Thankfully, despite her struggle against this unseemly sense of "bourgeoning," Mrs. Fisher does, in fact, “crop out all green” and finds herself letting go to a fresh sense of aliveness and joy. And so can we. At any age. And with the inspiration of trees and youth and all other life-forms pulsating around us, we can find the courage to keep burgeoning, to grow in greenness and joy and creativity as long as we continue to breathe.

For it is in the last third of life that our souls begin to widen out in untamed bursts of bold blossoms, no longer trimmed neatly by cultural expectations. We, in our sixties and seventies and beyond, grow into wisdom, despite ourselves. Of course, leaning into our age is a choice we make. We could choose to harden into petrified wood; examples do abound. But if we choose to expand our souls with curiosity and love rather than shrink back in fear and isolation, sudden bursts of meaning tumble forth. We find that we prefer moments to money, hummingbirds to houses, relationships to accolades. Life becomes more rounded and real and honest than before. This means we no longer flee from death as we did in our youth. In our losses and our communal grief, we begin to understand death as a part of life and cherish our friends and loved ones even more. Instead of living for the future, we savor a single day, each one, an entire life cycle.

Most interestingly, in the last third of life, spirituality takes center stage. We begin to examine our interior world and find new treasures there. We gather up the past and decide what to do with it, like sorting clothes for a rummage sale. We let go of what we need to let go of and keep what want to keep; we make room for new experiences. Instead of lamenting the loss of youth and physical beauty, we begin to ripen towards a beauty of spirit that transcends our bodies. In fact, our souls grow so wide and deep that there is nothing for it but a sort of "bursting forth." (Perhaps wrinkles then, are cracks where the soul's burgeoning just can't contain itself? This is the model I'm going with, anyway.)

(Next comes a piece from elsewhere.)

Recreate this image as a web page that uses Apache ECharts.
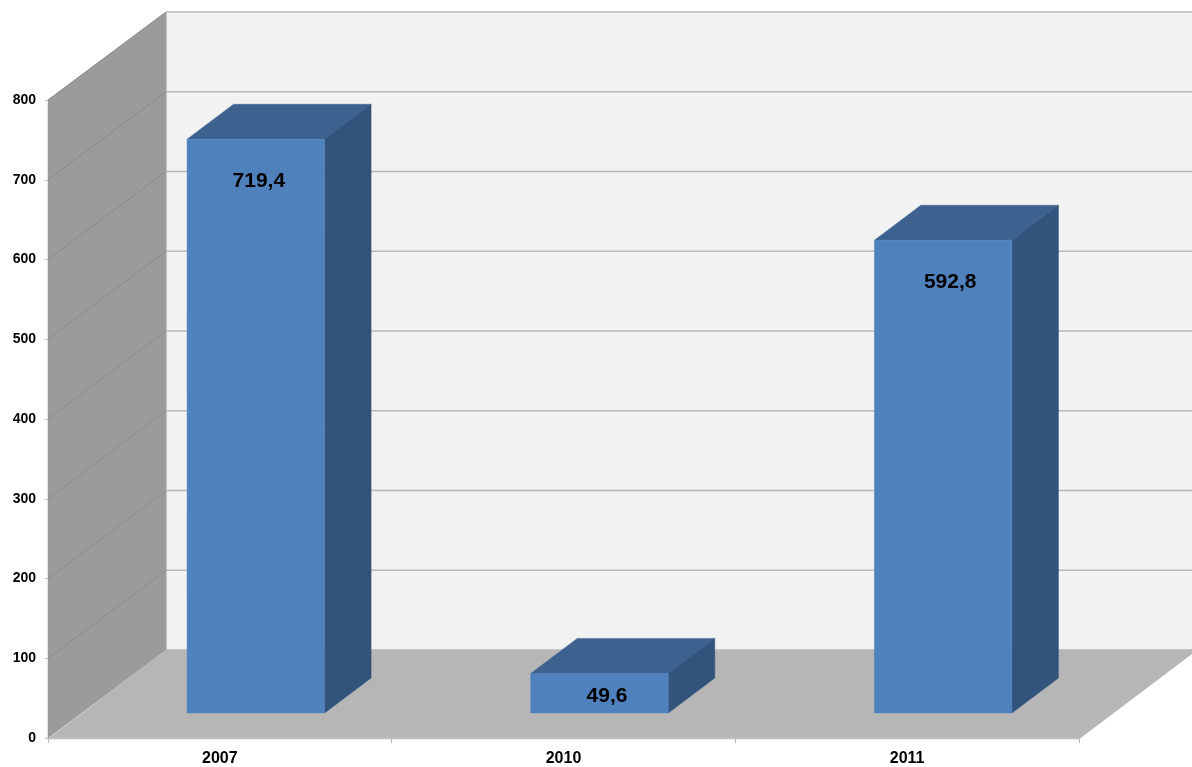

Yes, walking among verdant trees and thinking of Mrs. Fisher and her bourgeoning, I catch a glimpse of the luminous truth that the last third of life is like becoming an old and stately tree that never quits bourgeoning. Graceful aging is all about being deeply rooted with long and interestingly shaped branches that reach out with experience, and a wisdom not possible at a younger age. As Mrs. Fisher “cropped out all green” to grace the world with her ever-burgeoning soul, so, too, can we. This means that we never stop growing and bursting forth with fresh moments of meaning and joy. It means that we are never irrelevant or useless, despite what our culture might insinuate. It means that as we face our beleaguered planet, our troubled society, and the tragedies of our day, we know that these problems are not to be left only to the young. The aged must, too, keep bursting forth for the sake of the world. Old trees do, in fact, give the best shade.